REQUIRED TASK -
Every line of the material is to be quoted verbatim, minus the pictures.

START DATA EXCERPT

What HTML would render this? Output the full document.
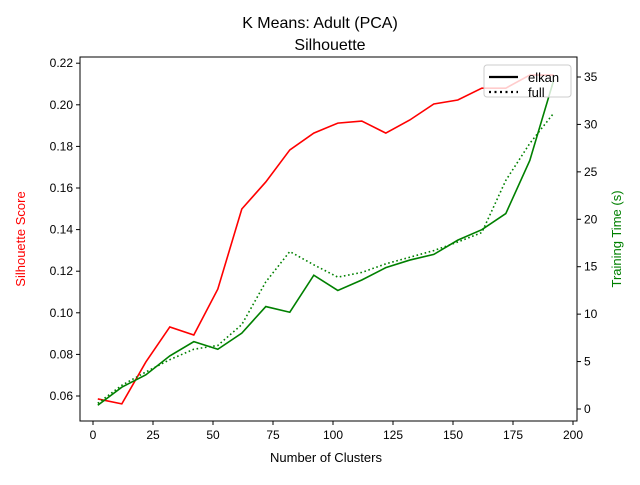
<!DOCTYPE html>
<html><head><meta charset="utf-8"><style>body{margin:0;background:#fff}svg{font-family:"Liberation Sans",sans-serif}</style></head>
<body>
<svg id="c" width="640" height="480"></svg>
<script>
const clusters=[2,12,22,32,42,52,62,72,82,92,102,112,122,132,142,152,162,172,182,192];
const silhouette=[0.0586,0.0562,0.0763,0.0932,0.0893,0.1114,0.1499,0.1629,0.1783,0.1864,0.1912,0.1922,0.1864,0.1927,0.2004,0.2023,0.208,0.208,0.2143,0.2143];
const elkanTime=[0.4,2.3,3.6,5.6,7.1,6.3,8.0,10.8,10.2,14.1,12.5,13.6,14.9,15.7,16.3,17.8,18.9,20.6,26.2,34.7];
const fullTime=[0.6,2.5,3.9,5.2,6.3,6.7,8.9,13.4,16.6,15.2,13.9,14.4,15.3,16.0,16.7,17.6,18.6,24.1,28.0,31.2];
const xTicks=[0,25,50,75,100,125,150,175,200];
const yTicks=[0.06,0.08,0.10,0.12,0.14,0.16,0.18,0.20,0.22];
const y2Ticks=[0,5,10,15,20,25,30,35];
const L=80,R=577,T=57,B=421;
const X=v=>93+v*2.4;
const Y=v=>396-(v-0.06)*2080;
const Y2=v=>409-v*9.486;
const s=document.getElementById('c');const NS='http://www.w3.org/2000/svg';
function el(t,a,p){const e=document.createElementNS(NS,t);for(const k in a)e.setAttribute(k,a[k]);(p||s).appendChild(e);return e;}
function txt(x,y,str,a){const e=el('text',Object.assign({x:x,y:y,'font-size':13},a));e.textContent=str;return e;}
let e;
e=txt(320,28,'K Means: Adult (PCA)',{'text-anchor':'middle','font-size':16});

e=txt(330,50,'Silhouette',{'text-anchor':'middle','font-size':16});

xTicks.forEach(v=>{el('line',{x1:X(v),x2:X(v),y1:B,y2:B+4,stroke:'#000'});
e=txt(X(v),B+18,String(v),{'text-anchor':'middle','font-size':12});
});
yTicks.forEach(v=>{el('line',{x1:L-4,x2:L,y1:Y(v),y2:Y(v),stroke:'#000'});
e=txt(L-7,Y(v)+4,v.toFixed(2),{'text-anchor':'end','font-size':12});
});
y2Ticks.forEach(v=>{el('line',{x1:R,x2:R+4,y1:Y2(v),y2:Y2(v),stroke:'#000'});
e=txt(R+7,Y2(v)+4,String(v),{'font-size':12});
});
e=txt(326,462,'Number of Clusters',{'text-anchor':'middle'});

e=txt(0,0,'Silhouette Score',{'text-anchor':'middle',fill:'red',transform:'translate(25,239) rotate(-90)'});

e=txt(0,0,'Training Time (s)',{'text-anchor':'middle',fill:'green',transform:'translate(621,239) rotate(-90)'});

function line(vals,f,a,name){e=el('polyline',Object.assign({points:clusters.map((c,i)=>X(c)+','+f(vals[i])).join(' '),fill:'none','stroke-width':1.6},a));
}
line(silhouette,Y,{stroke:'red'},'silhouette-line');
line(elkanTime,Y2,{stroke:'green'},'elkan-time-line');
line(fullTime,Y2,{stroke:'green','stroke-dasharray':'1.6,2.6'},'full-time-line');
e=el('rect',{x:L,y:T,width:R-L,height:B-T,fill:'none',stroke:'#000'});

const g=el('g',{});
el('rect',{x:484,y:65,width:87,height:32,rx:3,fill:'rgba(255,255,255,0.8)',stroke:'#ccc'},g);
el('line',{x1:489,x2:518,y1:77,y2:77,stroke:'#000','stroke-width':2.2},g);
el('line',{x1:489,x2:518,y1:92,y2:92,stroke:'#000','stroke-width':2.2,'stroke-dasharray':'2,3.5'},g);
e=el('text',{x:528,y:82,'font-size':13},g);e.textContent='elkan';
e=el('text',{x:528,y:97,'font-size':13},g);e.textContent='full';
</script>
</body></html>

END DATA EXCERPT

SOLUTION TO THIS PROBLEM -
What HTML would render this? Output the full document.
<!DOCTYPE html>
<html><head><meta charset="utf-8"><style>body{margin:0;background:#fff}svg{font-family:"Liberation Sans",sans-serif}</style></head>
<body>
<svg id="c" width="640" height="480"></svg>
<script>
const clusters=[2,12,22,32,42,52,62,72,82,92,102,112,122,132,142,152,162,172,182,192];
const silhouette=[0.0586,0.0562,0.0763,0.0932,0.0893,0.1114,0.1499,0.1629,0.1783,0.1864,0.1912,0.1922,0.1864,0.1927,0.2004,0.2023,0.208,0.208,0.2143,0.2143];
const elkanTime=[0.4,2.3,3.6,5.6,7.1,6.3,8.0,10.8,10.2,14.1,12.5,13.6,14.9,15.7,16.3,17.8,18.9,20.6,26.2,34.7];
const fullTime=[0.6,2.5,3.9,5.2,6.3,6.7,8.9,13.4,16.6,15.2,13.9,14.4,15.3,16.0,16.7,17.6,18.6,24.1,28.0,31.2];
const xTicks=[0,25,50,75,100,125,150,175,200];
const yTicks=[0.06,0.08,0.10,0.12,0.14,0.16,0.18,0.20,0.22];
const y2Ticks=[0,5,10,15,20,25,30,35];
const L=80,R=577,T=57,B=421;
const X=v=>93+v*2.4;
const Y=v=>396-(v-0.06)*2080;
const Y2=v=>409-v*9.486;
const s=document.getElementById('c');const NS='http://www.w3.org/2000/svg';
function el(t,a,p){const e=document.createElementNS(NS,t);for(const k in a)e.setAttribute(k,a[k]);(p||s).appendChild(e);return e;}
function txt(x,y,str,a){const e=el('text',Object.assign({x:x,y:y,'font-size':13},a));e.textContent=str;return e;}
let e;
e=txt(320,28,'K Means: Adult (PCA)',{'text-anchor':'middle','font-size':16});

e=txt(330,50,'Silhouette',{'text-anchor':'middle','font-size':16});

xTicks.forEach(v=>{el('line',{x1:X(v),x2:X(v),y1:B,y2:B+4,stroke:'#000'});
e=txt(X(v),B+18,String(v),{'text-anchor':'middle','font-size':12});
});
yTicks.forEach(v=>{el('line',{x1:L-4,x2:L,y1:Y(v),y2:Y(v),stroke:'#000'});
e=txt(L-7,Y(v)+4,v.toFixed(2),{'text-anchor':'end','font-size':12});
});
y2Ticks.forEach(v=>{el('line',{x1:R,x2:R+4,y1:Y2(v),y2:Y2(v),stroke:'#000'});
e=txt(R+7,Y2(v)+4,String(v),{'font-size':12});
});
e=txt(326,462,'Number of Clusters',{'text-anchor':'middle'});

e=txt(0,0,'Silhouette Score',{'text-anchor':'middle',fill:'red',transform:'translate(25,239) rotate(-90)'});

e=txt(0,0,'Training Time (s)',{'text-anchor':'middle',fill:'green',transform:'translate(621,239) rotate(-90)'});

function line(vals,f,a,name){e=el('polyline',Object.assign({points:clusters.map((c,i)=>X(c)+','+f(vals[i])).join(' '),fill:'none','stroke-width':1.6},a));
}
line(silhouette,Y,{stroke:'red'},'silhouette-line');
line(elkanTime,Y2,{stroke:'green'},'elkan-time-line');
line(fullTime,Y2,{stroke:'green','stroke-dasharray':'1.6,2.6'},'full-time-line');
e=el('rect',{x:L,y:T,width:R-L,height:B-T,fill:'none',stroke:'#000'});

const g=el('g',{});
el('rect',{x:484,y:65,width:87,height:32,rx:3,fill:'rgba(255,255,255,0.8)',stroke:'#ccc'},g);
el('line',{x1:489,x2:518,y1:77,y2:77,stroke:'#000','stroke-width':2.2},g);
el('line',{x1:489,x2:518,y1:92,y2:92,stroke:'#000','stroke-width':2.2,'stroke-dasharray':'2,3.5'},g);
e=el('text',{x:528,y:82,'font-size':13},g);e.textContent='elkan';
e=el('text',{x:528,y:97,'font-size':13},g);e.textContent='full';
</script>
</body></html>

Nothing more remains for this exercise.